Pour le dernier numéro, la femme au million de diamants nous a transportés dans un western spaghetti, en plein désert. On s’attendait à entendre Bang Bang, my baby shot me down, mais madame la shérif n’est pas sortie du style traditionnel, et c’est sur des notes de jazz qu’elle a commencé à retirer son pantalon et son étui à pistolets. Bang bang, tout de même, car on aura rarement vu quelque chose d’aussi sexy que Dita von Teese presque totalement nue, cambrée sur son taureau mécanique. La belle savait comment maîtriser la bête matelassée, alors que les deux hommes étaient affalés chacun sur la clôture et le cactus. Bang bang, les canons ont lancé des tonnes de confettis sur le corps de la reine, et ses sujets au parterre, de quoi finir en beauté la soirée.

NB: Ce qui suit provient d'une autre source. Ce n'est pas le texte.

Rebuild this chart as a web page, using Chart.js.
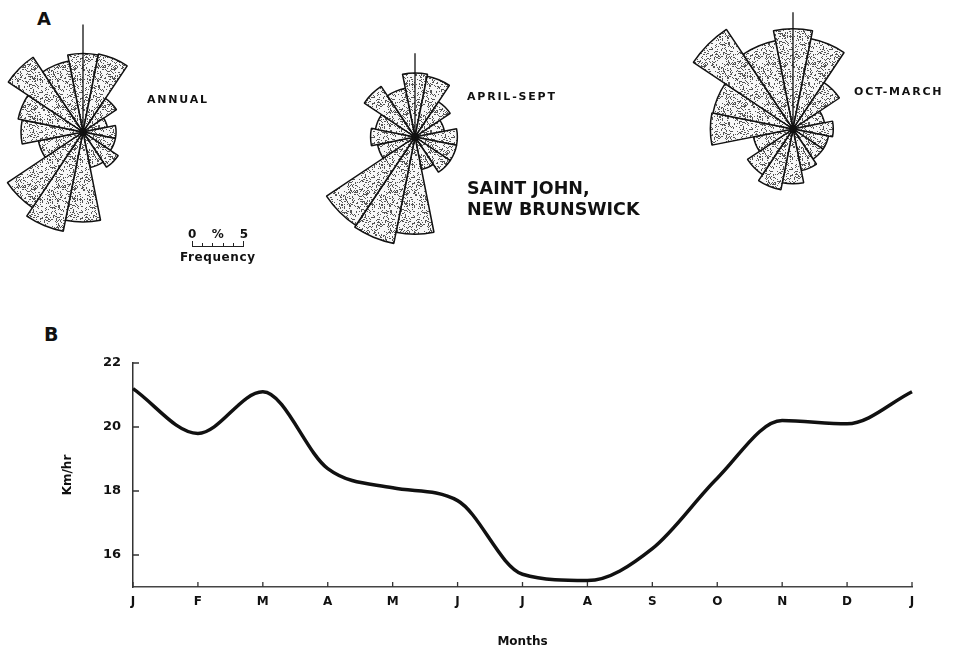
<!DOCTYPE html>
<html>
<head>
<meta charset="utf-8">
<script src="https://cdn.jsdelivr.net/npm/chart.js@4/dist/chart.umd.min.js"></script>
<style>
  body { margin: 0; background: #fff; width: 956px; height: 649px; overflow: hidden; position: relative;
         font-family: "DejaVu Sans", sans-serif; font-weight: bold; color: #111; }
  .abs { position: absolute; white-space: nowrap; }
  .lbl { font-size: 11px; letter-spacing: 1.8px; }
  .big { font-size: 17.5px; }
</style>
</head>
<body>
<div class="abs" style="left:37px;top:8px;font-size:18px">A</div>

<div class="abs" id="roseAnnual"></div>
<div class="abs" id="roseSummer"></div>
<div class="abs" id="roseWinter"></div>

<div class="abs lbl" style="left:147px;top:93px">ANNUAL</div>
<div class="abs lbl" style="left:467px;top:90px">APRIL-SEPT</div>
<div class="abs lbl" style="left:854px;top:85px">OCT-MARCH</div>
<div class="abs big" style="left:467px;top:178px">SAINT JOHN,</div>
<div class="abs big" style="left:467px;top:199px">NEW BRUNSWICK</div>

<div class="abs" id="scaleBar" style="left:192px;top:227px"></div>

<div class="abs" style="left:44px;top:323px;font-size:19px">B</div>
<div class="abs" style="left:0;top:280px"><canvas id="speedChart" width="956" height="369"></canvas></div>

<script>
// wind frequency (%) by direction, starting at north, clockwise
const directions = ['N', 'NNE', 'NE', 'ENE', 'E', 'ESE', 'SE', 'SSE', 'S', 'SSW', 'SW', 'WSW', 'W', 'WNW', 'NW', 'NNW'];
const annual    = [7.6, 7.7, 3.9, 2.4, 3.2, 3.2, 4.1, 3.5, 8.7, 9.8, 8.8, 4.4, 6.0, 6.4, 8.7, 7.0];
const aprilSept = [6.2, 6.0, 4.1, 2.9, 4.1, 4.1, 4.1, 3.2, 9.4, 10.5, 10.3, 3.7, 4.3, 3.9, 5.9, 4.8];
const octMarch  = [9.7, 8.9, 5.4, 3.1, 3.9, 3.5, 3.5, 4.1, 5.3, 6.0, 5.3, 3.9, 8.0, 7.9, 11.6, 8.7];
// length of the north marker, in %
const northTip  = [10.4, 8.1, 11.3];

// mean monthly wind speed (km/hr)
const months = ['J', 'F', 'M', 'A', 'M', 'J', 'J', 'A', 'S', 'O', 'N', 'D', 'J'];
const speed  = [21.2, 19.8, 21.1, 18.7, 18.1, 17.7, 15.4, 15.2, 16.2, 18.4, 20.2, 20.1, 21.1];
const yTicks = [16, 18, 20, 22];

const FONT = '"DejaVu Sans", sans-serif';
const roseMax = 12;
const roseSize = 248;
const pxPerPct = roseSize / 2 / roseMax;

// stippled fill texture
function stipple() {
    const n = 40;
    const c = document.createElement('canvas');
    c.width = n; c.height = n;
    const g = c.getContext('2d');
    g.fillStyle = '#f7f7f7';
    g.fillRect(0, 0, n, n);
    g.fillStyle = '#555';
    let s = 12345;
    for (let i = 0; i < n * n; i++) {
        s = (s * 1103515245 + 12345) % 2147483648;
        if (s / 2147483648 < 0.24) g.fillRect(i % n, Math.floor(i / n), 1, 1);
    }
    return g.createPattern(c, 'repeat');
}
const dots = stipple();

const northLine = {
    id: 'northLine',
    afterDatasetsDraw(chart, args, opts) {
        const r = chart.scales.r;
        const ctx = chart.ctx;
        ctx.save();
        ctx.strokeStyle = '#111';
        ctx.lineWidth = 1.3;
        ctx.beginPath();
        ctx.moveTo(r.xCenter, r.yCenter);
        ctx.lineTo(r.xCenter, r.yCenter - r.getDistanceFromCenterForValue(opts.tip));
        ctx.stroke();
        ctx.restore();
    }
};

function rose(id, values, tip, cx, cy) {
    const holder = document.getElementById(id);
    holder.style.left = (cx - roseSize / 2) + 'px';
    holder.style.top = (cy - roseSize / 2) + 'px';
    const cv = document.createElement('canvas');
    cv.width = roseSize; cv.height = roseSize;
    holder.appendChild(cv);
    new Chart(cv, {
        type: 'polarArea',
        data: {
            labels: directions,
            datasets: [{
                data: values,
                backgroundColor: dots,
                borderColor: '#111',
                borderWidth: 1.5
            }]
        },
        options: {
            responsive: false,
            animation: false,
            layout: { padding: 0 },
            scales: {
                r: { display: false, min: 0, max: roseMax, startAngle: -11.25 }
            },
            plugins: {
                legend: { display: false },
                tooltip: { enabled: false },
                northLine: { tip: tip }
            }
        },
        plugins: [northLine]
    });
}

rose('roseAnnual', annual, northTip[0], 83, 132);
rose('roseSummer', aprilSept, northTip[1], 415, 137);
rose('roseWinter', octMarch, northTip[2], 793, 129);

// frequency scale bar (0-5 %)
(function () {
    const w = 5 * pxPerPct;
    const bar = document.getElementById('scaleBar');
    let html = '<div class="abs" style="font-size:12px;left:-4px;top:0">0</div>' +
        '<div class="abs" style="font-size:12px;left:' + (w / 2 - 6) + 'px;top:0">%</div>' +
        '<div class="abs" style="font-size:12px;left:' + (w - 4) + 'px;top:0">5</div>' +
        '<div class="abs" style="left:0;top:19px;width:' + w + 'px;border-top:1.5px solid #222"></div>';
    for (let i = 0; i <= 5; i++) {
        html += '<div class="abs" style="left:' + (i * pxPerPct - 0.5) + 'px;top:' + (i % 5 ? 16 : 14) + 'px;height:' + (i % 5 ? 3 : 5) + 'px;border-left:1.2px solid #222"></div>';
    }
    html += '<div class="abs" style="font-size:12px;letter-spacing:0.6px;left:-12px;top:23px">Frequency</div>';
    bar.innerHTML = html;
})();

const innerTicks = {
    id: 'innerTicks',
    afterDraw(chart) {
        const {ctx, chartArea, scales: {x, y}} = chart;
        ctx.save();
        ctx.strokeStyle = '#333';
        ctx.lineWidth = 1.3;
        ctx.beginPath();
        months.forEach((m, i) => {
            const px = x.getPixelForValue(i);
            ctx.moveTo(px, chartArea.bottom);
            ctx.lineTo(px, chartArea.bottom - 5);
        });
        yTicks.forEach(v => {
            const py = y.getPixelForValue(v);
            ctx.moveTo(chartArea.left, py);
            ctx.lineTo(chartArea.left + 6, py);
        });
        ctx.stroke();
        ctx.restore();
    }
};

new Chart('speedChart', {
    type: 'line',
    data: {
        labels: months,
        datasets: [{
            data: speed,
            borderColor: '#111',
            borderWidth: 3.5,
            pointRadius: 0,
            cubicInterpolationMode: 'monotone',
            fill: false
        }]
    },
    options: {
        responsive: false,
        animation: false,
        layout: { padding: { top: 83, right: 44, left: 0, bottom: 0 } },
        scales: {
            x: {
                grid: { display: false, drawTicks: false },
                border: { display: true, color: '#444', width: 1.5 },
                ticks: { color: '#111', padding: 8, maxRotation: 0, autoSkip: false,
                         font: { family: FONT, size: 12, weight: 'bold' } },
                title: { display: true, text: 'Months', color: '#111', padding: { top: 0, bottom: 0 },
                         font: { family: FONT, size: 12, weight: 'bold' } },
                afterFit(scale) { scale.height = 62; }
            },
            y: {
                min: 15,
                max: 22,
                grid: { display: false, drawTicks: false },
                border: { display: true, color: '#333', width: 1.5 },
                ticks: { color: '#111', padding: 12,
                         font: { family: FONT, size: 13, weight: 'bold' } },
                afterBuildTicks(scale) { scale.ticks = yTicks.map(v => ({ value: v })); },
                title: { display: true, text: 'Km/hr', color: '#111', padding: { top: 61, bottom: 0 },
                         font: { family: FONT, size: 12, weight: 'bold' } },
                afterFit(scale) { scale.width = 133; }
            }
        },
        plugins: {
            legend: { display: false },
            tooltip: { enabled: false }
        }
    },
    plugins: [innerTicks]
});
</script>
</body>
</html>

The Art of the Teese regroupe les meilleurs artistes de la scène burlesque internationale, qui démontrent soir après soir que l’art du tease ne tient pas dans une forme de corps donnée, mais dans la fierté qu’il nous apporte de l’exhiber. La puissance de Dita von Teese ne réside pas au fait qu’elle se dénude, mais dans le fait qu’elle soit sur scène. Dans cette ère de dictature de la beauté et où être sexy ne se présente que sous la forme d’un seul modèle malsain à adopter, le burlesque réitère sa pertinence comme forme d’art transgressive.